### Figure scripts
↓

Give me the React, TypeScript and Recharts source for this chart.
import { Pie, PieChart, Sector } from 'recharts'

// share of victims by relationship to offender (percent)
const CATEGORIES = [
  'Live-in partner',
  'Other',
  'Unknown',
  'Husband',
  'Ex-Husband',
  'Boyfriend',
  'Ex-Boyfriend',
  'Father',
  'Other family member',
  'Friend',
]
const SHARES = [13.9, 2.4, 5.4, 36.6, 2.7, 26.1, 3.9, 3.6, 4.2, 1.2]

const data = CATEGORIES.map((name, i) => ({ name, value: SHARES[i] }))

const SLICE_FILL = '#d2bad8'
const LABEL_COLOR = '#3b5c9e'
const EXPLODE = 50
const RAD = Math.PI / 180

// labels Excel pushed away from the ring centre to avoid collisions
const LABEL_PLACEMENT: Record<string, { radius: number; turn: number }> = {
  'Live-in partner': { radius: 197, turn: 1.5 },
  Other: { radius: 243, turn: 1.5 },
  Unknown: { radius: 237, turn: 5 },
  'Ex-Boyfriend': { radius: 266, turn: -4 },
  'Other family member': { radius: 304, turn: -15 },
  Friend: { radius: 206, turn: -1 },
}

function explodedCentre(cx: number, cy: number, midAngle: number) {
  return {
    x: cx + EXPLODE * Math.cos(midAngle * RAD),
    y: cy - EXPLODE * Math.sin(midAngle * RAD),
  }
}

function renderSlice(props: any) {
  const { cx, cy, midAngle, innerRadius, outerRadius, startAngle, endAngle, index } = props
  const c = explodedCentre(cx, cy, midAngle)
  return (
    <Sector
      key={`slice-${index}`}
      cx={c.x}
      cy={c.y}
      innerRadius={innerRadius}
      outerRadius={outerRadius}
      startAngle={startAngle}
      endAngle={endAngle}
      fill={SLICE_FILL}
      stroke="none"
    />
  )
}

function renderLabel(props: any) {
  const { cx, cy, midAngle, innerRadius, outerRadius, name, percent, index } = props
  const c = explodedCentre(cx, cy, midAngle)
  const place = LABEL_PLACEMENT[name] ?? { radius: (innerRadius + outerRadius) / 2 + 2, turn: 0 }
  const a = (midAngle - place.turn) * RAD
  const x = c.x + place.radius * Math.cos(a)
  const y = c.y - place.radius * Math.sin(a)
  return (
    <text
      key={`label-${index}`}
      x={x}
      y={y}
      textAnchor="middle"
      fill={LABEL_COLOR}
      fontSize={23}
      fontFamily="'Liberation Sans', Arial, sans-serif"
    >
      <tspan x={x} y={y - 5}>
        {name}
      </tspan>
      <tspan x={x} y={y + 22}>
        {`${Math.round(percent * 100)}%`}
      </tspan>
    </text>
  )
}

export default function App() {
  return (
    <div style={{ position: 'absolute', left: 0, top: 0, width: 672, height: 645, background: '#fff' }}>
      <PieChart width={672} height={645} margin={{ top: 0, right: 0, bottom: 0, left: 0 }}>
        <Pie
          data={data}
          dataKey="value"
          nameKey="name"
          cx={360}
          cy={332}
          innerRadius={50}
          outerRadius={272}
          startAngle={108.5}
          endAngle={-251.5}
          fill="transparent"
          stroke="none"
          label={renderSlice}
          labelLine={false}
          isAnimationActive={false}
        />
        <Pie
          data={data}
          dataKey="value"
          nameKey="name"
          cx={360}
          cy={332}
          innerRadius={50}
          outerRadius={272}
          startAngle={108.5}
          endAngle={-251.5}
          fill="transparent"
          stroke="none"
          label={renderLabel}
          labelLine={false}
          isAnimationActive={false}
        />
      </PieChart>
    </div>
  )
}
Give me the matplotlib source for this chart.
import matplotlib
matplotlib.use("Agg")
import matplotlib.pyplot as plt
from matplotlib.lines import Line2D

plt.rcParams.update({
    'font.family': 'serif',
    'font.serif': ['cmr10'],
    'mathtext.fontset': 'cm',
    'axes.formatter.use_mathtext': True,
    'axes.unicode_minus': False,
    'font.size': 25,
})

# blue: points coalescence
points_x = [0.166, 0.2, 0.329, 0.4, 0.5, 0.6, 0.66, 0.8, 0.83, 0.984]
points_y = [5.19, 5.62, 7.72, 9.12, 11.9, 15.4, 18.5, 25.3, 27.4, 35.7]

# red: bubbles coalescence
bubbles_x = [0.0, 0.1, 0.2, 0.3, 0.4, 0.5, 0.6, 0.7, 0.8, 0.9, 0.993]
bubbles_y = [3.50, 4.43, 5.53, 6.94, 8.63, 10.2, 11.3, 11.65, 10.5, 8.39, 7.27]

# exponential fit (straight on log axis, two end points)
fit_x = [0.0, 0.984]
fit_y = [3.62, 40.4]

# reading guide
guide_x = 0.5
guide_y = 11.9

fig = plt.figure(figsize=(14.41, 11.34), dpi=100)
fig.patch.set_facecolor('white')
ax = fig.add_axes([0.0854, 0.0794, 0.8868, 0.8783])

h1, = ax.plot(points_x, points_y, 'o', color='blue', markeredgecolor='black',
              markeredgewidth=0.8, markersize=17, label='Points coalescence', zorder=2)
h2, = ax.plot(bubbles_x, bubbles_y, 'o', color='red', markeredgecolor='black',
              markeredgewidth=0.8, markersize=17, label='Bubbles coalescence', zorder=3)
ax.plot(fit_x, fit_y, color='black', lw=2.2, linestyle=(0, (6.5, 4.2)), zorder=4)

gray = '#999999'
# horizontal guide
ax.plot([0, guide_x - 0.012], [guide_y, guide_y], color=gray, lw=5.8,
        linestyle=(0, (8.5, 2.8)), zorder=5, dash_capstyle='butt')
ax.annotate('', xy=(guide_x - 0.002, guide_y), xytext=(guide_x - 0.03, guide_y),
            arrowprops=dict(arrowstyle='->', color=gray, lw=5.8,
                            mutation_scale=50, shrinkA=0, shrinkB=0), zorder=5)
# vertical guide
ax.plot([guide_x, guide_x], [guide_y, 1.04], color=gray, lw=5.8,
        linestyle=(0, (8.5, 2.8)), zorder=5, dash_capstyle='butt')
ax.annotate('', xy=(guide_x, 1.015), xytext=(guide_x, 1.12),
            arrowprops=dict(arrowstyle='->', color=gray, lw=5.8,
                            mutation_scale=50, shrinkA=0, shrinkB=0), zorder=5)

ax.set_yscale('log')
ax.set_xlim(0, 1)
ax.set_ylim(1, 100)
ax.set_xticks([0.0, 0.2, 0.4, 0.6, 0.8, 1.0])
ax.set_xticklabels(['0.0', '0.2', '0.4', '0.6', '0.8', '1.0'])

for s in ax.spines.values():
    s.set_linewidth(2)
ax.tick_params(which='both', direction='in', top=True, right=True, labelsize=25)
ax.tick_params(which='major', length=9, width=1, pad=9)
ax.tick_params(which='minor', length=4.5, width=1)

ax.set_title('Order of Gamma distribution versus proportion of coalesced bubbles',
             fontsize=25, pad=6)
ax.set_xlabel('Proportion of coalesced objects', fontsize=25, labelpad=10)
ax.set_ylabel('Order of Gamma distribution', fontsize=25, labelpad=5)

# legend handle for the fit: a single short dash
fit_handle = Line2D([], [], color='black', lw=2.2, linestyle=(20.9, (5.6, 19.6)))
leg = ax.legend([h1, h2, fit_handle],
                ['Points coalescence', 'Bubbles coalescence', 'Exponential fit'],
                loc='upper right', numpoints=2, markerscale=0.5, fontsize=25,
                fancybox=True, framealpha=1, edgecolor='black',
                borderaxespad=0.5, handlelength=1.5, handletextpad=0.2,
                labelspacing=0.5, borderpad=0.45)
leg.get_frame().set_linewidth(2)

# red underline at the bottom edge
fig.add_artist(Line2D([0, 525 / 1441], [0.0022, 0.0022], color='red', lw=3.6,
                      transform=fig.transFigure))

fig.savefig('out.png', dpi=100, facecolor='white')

↑

Above are the records; copy all of them exactly.

Give me the React, TypeScript and Recharts source for this chart.
import { Pie, PieChart, Sector } from 'recharts'

// share of victims by relationship to offender (percent)
const CATEGORIES = [
  'Live-in partner',
  'Other',
  'Unknown',
  'Husband',
  'Ex-Husband',
  'Boyfriend',
  'Ex-Boyfriend',
  'Father',
  'Other family member',
  'Friend',
]
const SHARES = [13.9, 2.4, 5.4, 36.6, 2.7, 26.1, 3.9, 3.6, 4.2, 1.2]

const data = CATEGORIES.map((name, i) => ({ name, value: SHARES[i] }))

const SLICE_FILL = '#d2bad8'
const LABEL_COLOR = '#3b5c9e'
const EXPLODE = 50
const RAD = Math.PI / 180

// labels Excel pushed away from the ring centre to avoid collisions
const LABEL_PLACEMENT: Record<string, { radius: number; turn: number }> = {
  'Live-in partner': { radius: 197, turn: 1.5 },
  Other: { radius: 243, turn: 1.5 },
  Unknown: { radius: 237, turn: 5 },
  'Ex-Boyfriend': { radius: 266, turn: -4 },
  'Other family member': { radius: 304, turn: -15 },
  Friend: { radius: 206, turn: -1 },
}

function explodedCentre(cx: number, cy: number, midAngle: number) {
  return {
    x: cx + EXPLODE * Math.cos(midAngle * RAD),
    y: cy - EXPLODE * Math.sin(midAngle * RAD),
  }
}

function renderSlice(props: any) {
  const { cx, cy, midAngle, innerRadius, outerRadius, startAngle, endAngle, index } = props
  const c = explodedCentre(cx, cy, midAngle)
  return (
    <Sector
      key={`slice-${index}`}
      cx={c.x}
      cy={c.y}
      innerRadius={innerRadius}
      outerRadius={outerRadius}
      startAngle={startAngle}
      endAngle={endAngle}
      fill={SLICE_FILL}
      stroke="none"
    />
  )
}

function renderLabel(props: any) {
  const { cx, cy, midAngle, innerRadius, outerRadius, name, percent, index } = props
  const c = explodedCentre(cx, cy, midAngle)
  const place = LABEL_PLACEMENT[name] ?? { radius: (innerRadius + outerRadius) / 2 + 2, turn: 0 }
  const a = (midAngle - place.turn) * RAD
  const x = c.x + place.radius * Math.cos(a)
  const y = c.y - place.radius * Math.sin(a)
  return (
    <text
      key={`label-${index}`}
      x={x}
      y={y}
      textAnchor="middle"
      fill={LABEL_COLOR}
      fontSize={23}
      fontFamily="'Liberation Sans', Arial, sans-serif"
    >
      <tspan x={x} y={y - 5}>
        {name}
      </tspan>
      <tspan x={x} y={y + 22}>
        {`${Math.round(percent * 100)}%`}
      </tspan>
    </text>
  )
}

export default function App() {
  return (
    <div style={{ position: 'absolute', left: 0, top: 0, width: 672, height: 645, background: '#fff' }}>
      <PieChart width={672} height={645} margin={{ top: 0, right: 0, bottom: 0, left: 0 }}>
        <Pie
          data={data}
          dataKey="value"
          nameKey="name"
          cx={360}
          cy={332}
          innerRadius={50}
          outerRadius={272}
          startAngle={108.5}
          endAngle={-251.5}
          fill="transparent"
          stroke="none"
          label={renderSlice}
          labelLine={false}
          isAnimationActive={false}
        />
        <Pie
          data={data}
          dataKey="value"
          nameKey="name"
          cx={360}
          cy={332}
          innerRadius={50}
          outerRadius={272}
          startAngle={108.5}
          endAngle={-251.5}
          fill="transparent"
          stroke="none"
          label={renderLabel}
          labelLine={false}
          isAnimationActive={false}
        />
      </PieChart>
    </div>
  )
}
Give me the matplotlib source for this chart.
import matplotlib
matplotlib.use("Agg")
import matplotlib.pyplot as plt
from matplotlib.lines import Line2D

plt.rcParams.update({
    'font.family': 'serif',
    'font.serif': ['cmr10'],
    'mathtext.fontset': 'cm',
    'axes.formatter.use_mathtext': True,
    'axes.unicode_minus': False,
    'font.size': 25,
})

# blue: points coalescence
points_x = [0.166, 0.2, 0.329, 0.4, 0.5, 0.6, 0.66, 0.8, 0.83, 0.984]
points_y = [5.19, 5.62, 7.72, 9.12, 11.9, 15.4, 18.5, 25.3, 27.4, 35.7]

# red: bubbles coalescence
bubbles_x = [0.0, 0.1, 0.2, 0.3, 0.4, 0.5, 0.6, 0.7, 0.8, 0.9, 0.993]
bubbles_y = [3.50, 4.43, 5.53, 6.94, 8.63, 10.2, 11.3, 11.65, 10.5, 8.39, 7.27]

# exponential fit (straight on log axis, two end points)
fit_x = [0.0, 0.984]
fit_y = [3.62, 40.4]

# reading guide
guide_x = 0.5
guide_y = 11.9

fig = plt.figure(figsize=(14.41, 11.34), dpi=100)
fig.patch.set_facecolor('white')
ax = fig.add_axes([0.0854, 0.0794, 0.8868, 0.8783])

h1, = ax.plot(points_x, points_y, 'o', color='blue', markeredgecolor='black',
              markeredgewidth=0.8, markersize=17, label='Points coalescence', zorder=2)
h2, = ax.plot(bubbles_x, bubbles_y, 'o', color='red', markeredgecolor='black',
              markeredgewidth=0.8, markersize=17, label='Bubbles coalescence', zorder=3)
ax.plot(fit_x, fit_y, color='black', lw=2.2, linestyle=(0, (6.5, 4.2)), zorder=4)

gray = '#999999'
# horizontal guide
ax.plot([0, guide_x - 0.012], [guide_y, guide_y], color=gray, lw=5.8,
        linestyle=(0, (8.5, 2.8)), zorder=5, dash_capstyle='butt')
ax.annotate('', xy=(guide_x - 0.002, guide_y), xytext=(guide_x - 0.03, guide_y),
            arrowprops=dict(arrowstyle='->', color=gray, lw=5.8,
                            mutation_scale=50, shrinkA=0, shrinkB=0), zorder=5)
# vertical guide
ax.plot([guide_x, guide_x], [guide_y, 1.04], color=gray, lw=5.8,
        linestyle=(0, (8.5, 2.8)), zorder=5, dash_capstyle='butt')
ax.annotate('', xy=(guide_x, 1.015), xytext=(guide_x, 1.12),
            arrowprops=dict(arrowstyle='->', color=gray, lw=5.8,
                            mutation_scale=50, shrinkA=0, shrinkB=0), zorder=5)

ax.set_yscale('log')
ax.set_xlim(0, 1)
ax.set_ylim(1, 100)
ax.set_xticks([0.0, 0.2, 0.4, 0.6, 0.8, 1.0])
ax.set_xticklabels(['0.0', '0.2', '0.4', '0.6', '0.8', '1.0'])

for s in ax.spines.values():
    s.set_linewidth(2)
ax.tick_params(which='both', direction='in', top=True, right=True, labelsize=25)
ax.tick_params(which='major', length=9, width=1, pad=9)
ax.tick_params(which='minor', length=4.5, width=1)

ax.set_title('Order of Gamma distribution versus proportion of coalesced bubbles',
             fontsize=25, pad=6)
ax.set_xlabel('Proportion of coalesced objects', fontsize=25, labelpad=10)
ax.set_ylabel('Order of Gamma distribution', fontsize=25, labelpad=5)

# legend handle for the fit: a single short dash
fit_handle = Line2D([], [], color='black', lw=2.2, linestyle=(20.9, (5.6, 19.6)))
leg = ax.legend([h1, h2, fit_handle],
                ['Points coalescence', 'Bubbles coalescence', 'Exponential fit'],
                loc='upper right', numpoints=2, markerscale=0.5, fontsize=25,
                fancybox=True, framealpha=1, edgecolor='black',
                borderaxespad=0.5, handlelength=1.5, handletextpad=0.2,
                labelspacing=0.5, borderpad=0.45)
leg.get_frame().set_linewidth(2)

# red underline at the bottom edge
fig.add_artist(Line2D([0, 525 / 1441], [0.0022, 0.0022], color='red', lw=3.6,
                      transform=fig.transFigure))

fig.savefig('out.png', dpi=100, facecolor='white')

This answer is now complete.